Directions: Reproduce nothing but the lines from the start of the material through the line that includes "from matplotlib.lines import Line2D", both ends included, and omit every picture.
-- Data shown start --
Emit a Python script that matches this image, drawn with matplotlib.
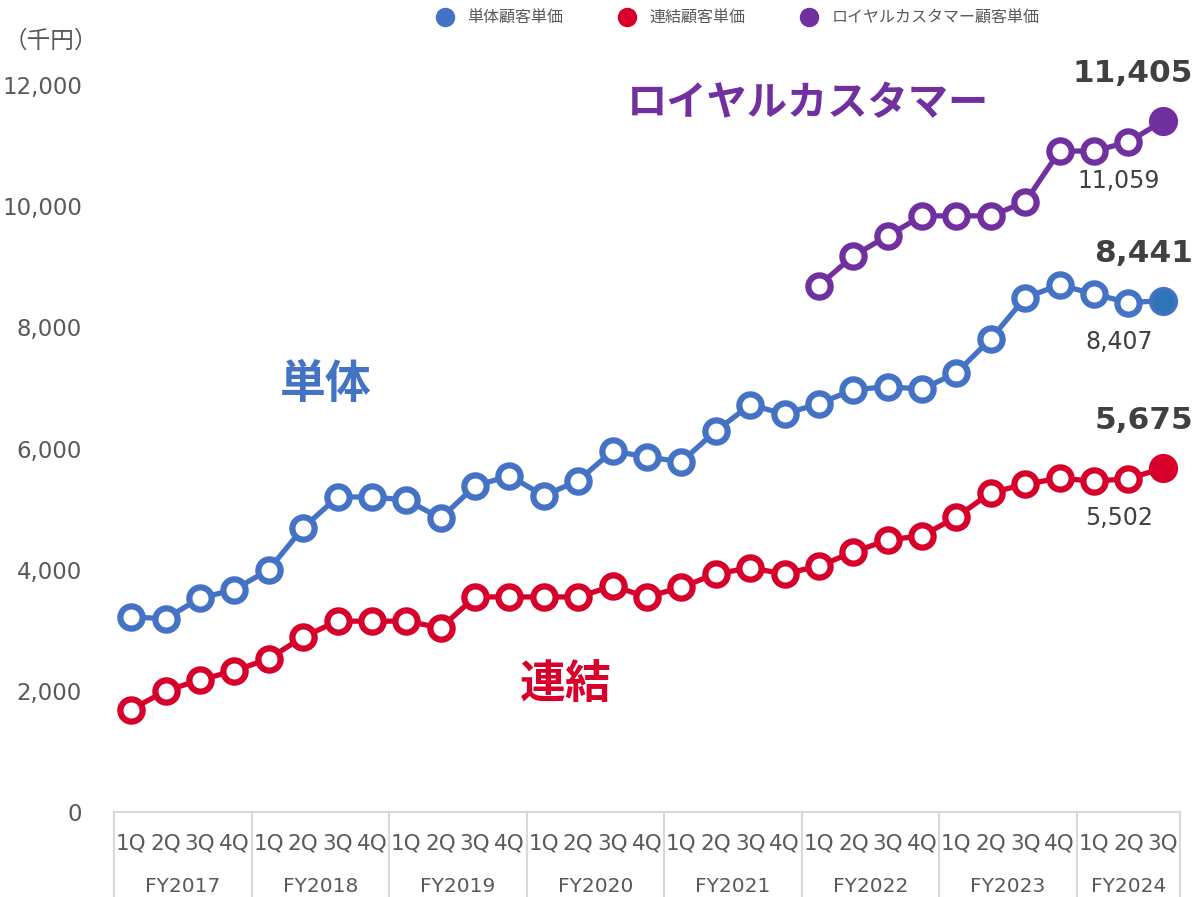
import numpy as np
import matplotlib
matplotlib.use("Agg")
import matplotlib.pyplot as plt
import matplotlib.transforms as mtransforms
from matplotlib.lines import Line2D

# ---------------- data ----------------
years = ["FY2017", "FY2018", "FY2019", "FY2020", "FY2021", "FY2022", "FY2023", "FY2024"]
quarters_per_year = [4, 4, 4, 4, 4, 4, 4, 3]
quarter_names = ["1Q", "2Q", "3Q", "4Q"]

tantai = [3220, 3190, 3530, 3670, 4000, 4690, 5200, 5200, 5150, 4850,
          5380, 5550, 5220, 5470, 5960, 5860, 5780, 6290, 6720, 6570,
          6740, 6970, 7020, 6980, 7250, 7810, 8490, 8700, 8550, 8407, 8441]
renketsu = [1690, 2000, 2180, 2330, 2530, 2890, 3150, 3150, 3150, 3040,
            3550, 3550, 3550, 3550, 3730, 3550, 3710, 3930, 4030, 3930,
            4060, 4290, 4490, 4560, 4870, 5270, 5410, 5510, 5460, 5502, 5675]
royal = [None] * 20 + [8690, 9180, 9510, 9840, 9840, 9840, 10070, 10910, 10910, 11059, 11405]

series_names = ["単体顧客単価", "連結顧客単価", "ロイヤルカスタマー顧客単価"]
series_tags = ["単体", "連結", "ロイヤルカスタマー"]
yticks = [0, 2000, 4000, 6000, 8000, 10000, 12000]
unit_label = "（千円）"

# ---------------- style ----------------
BLUE = "#4472C4"
RED = "#D6002A"
PURPLE = "#7030A0"
GRAY = "#595959"
DARK = "#404040"
CJK = ["Noto Sans CJK JP", "DejaVu Sans"]

fig = plt.figure(figsize=(11.98, 8.97), dpi=100)
ax = fig.add_axes([114 / 1198, 1 - 812 / 897, (1180 - 114) / 1198, (812 - 85) / 897])

n = len(tantai)
x = np.arange(n)


def to_arr(v):
    return np.array([np.nan if a is None else a for a in v], dtype=float)


series = [to_arr(tantai), to_arr(renketsu), to_arr(royal)]
colors = [BLUE, RED, PURPLE]
last_fill = ["#2E75B6", RED, PURPLE]

for y, c, lf in zip(series, colors, last_fill):
    ax.plot(x, y, color=c, lw=3.8, zorder=2, clip_on=False,
            solid_capstyle="round")
    ax.plot(x[:-1], y[:-1], ls="none", marker="o", ms=16, mfc="white",
            mec=c, mew=4.5, zorder=3, clip_on=False)
    ax.plot(x[-1:], y[-1:], ls="none", marker="o", ms=18.5, mfc=lf,
            mec=c, mew=2.5, zorder=4, clip_on=False)

# value labels
for y in series:
    ax.annotate(f"{int(y[-1]):,}", (x[-1], y[-1]), xytext=(22, 34),
                textcoords="offset points", ha="right", va="center",
                fontsize=22.5, fontweight="bold", color=DARK)
    ax.annotate(f"{int(y[-2]):,}", (x[-2], y[-2]), xytext=(-7, -28),
                textcoords="offset points", ha="center", va="center",
                fontsize=17, color=DARK)

# series tags
ax.text(5.67, 7050, series_tags[0], color=BLUE, fontsize=33, fontweight="bold",
        family=CJK, ha="center", va="center")
ax.text(12.65, 2080, series_tags[1], color=RED, fontsize=33, fontweight="bold",
        family=CJK, ha="center", va="center")
ax.text(19.68, 11700, series_tags[2], color=PURPLE, fontsize=29, fontweight="bold",
        family=CJK, ha="center", va="center")

# axes
ax.set_xlim(-0.5, n - 0.5)
ax.set_ylim(0, 12000)
ax.set_yticks(yticks)
ax.set_yticklabels([f"{v:,}" for v in yticks])
ax.tick_params(axis="y", length=0, pad=23, labelsize=16.5, labelcolor=GRAY)
ax.set_xticks([])
for s in ["left", "top", "right"]:
    ax.spines[s].set_visible(False)
ax.spines["bottom"].set_color("#D9D9D9")
ax.spines["bottom"].set_linewidth(1.5)

# multi-level category axis
trans = mtransforms.blended_transform_factory(ax.transData, ax.transAxes)
bottom_ax = -(897 - 812) / (812 - 85) - 0.01
q_y = -(843 - 812) / (812 - 85)
yr_y = -(886 - 812) / (812 - 85)
start = 0
bounds = [-0.5]
for yr, nq in zip(years, quarters_per_year):
    for k in range(nq):
        ax.text(start + k, q_y, quarter_names[k], transform=trans, ha="center",
                va="center", fontsize=15.5, color=GRAY)
    ax.text(start + (nq - 1) / 2, yr_y, yr, transform=trans, ha="center",
            va="center", fontsize=14.5, color=GRAY)
    start += nq
    bounds.append(start - 0.5)
for b in bounds:
    ax.plot([b, b], [0, bottom_ax], transform=trans, color="#D9D9D9", lw=1.5,
            clip_on=False)

# unit label
fig.text(4 / 1198, 1 - 41 / 897, unit_label, family=CJK, fontsize=17,
         color=GRAY, ha="left", va="center")

# legend
handles = [Line2D([], [], ls="none", marker="o", ms=13, mfc=c, mec=c)
           for c in colors]
fig.legend(handles, series_names, loc="center", bbox_to_anchor=(738 / 1198, 1 - 18 / 897),
           ncol=3, frameon=False, prop={"family": CJK, "size": 11.5},
           labelcolor=GRAY, handletextpad=0.9, columnspacing=3.5,
           handlelength=1.0)

fig.savefig("out.png", dpi=100, facecolor="white")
-- Data shown end --
Answer to this task:
Emit a Python script that matches this image, drawn with matplotlib.
import numpy as np
import matplotlib
matplotlib.use("Agg")
import matplotlib.pyplot as plt
import matplotlib.transforms as mtransforms
from matplotlib.lines import Line2D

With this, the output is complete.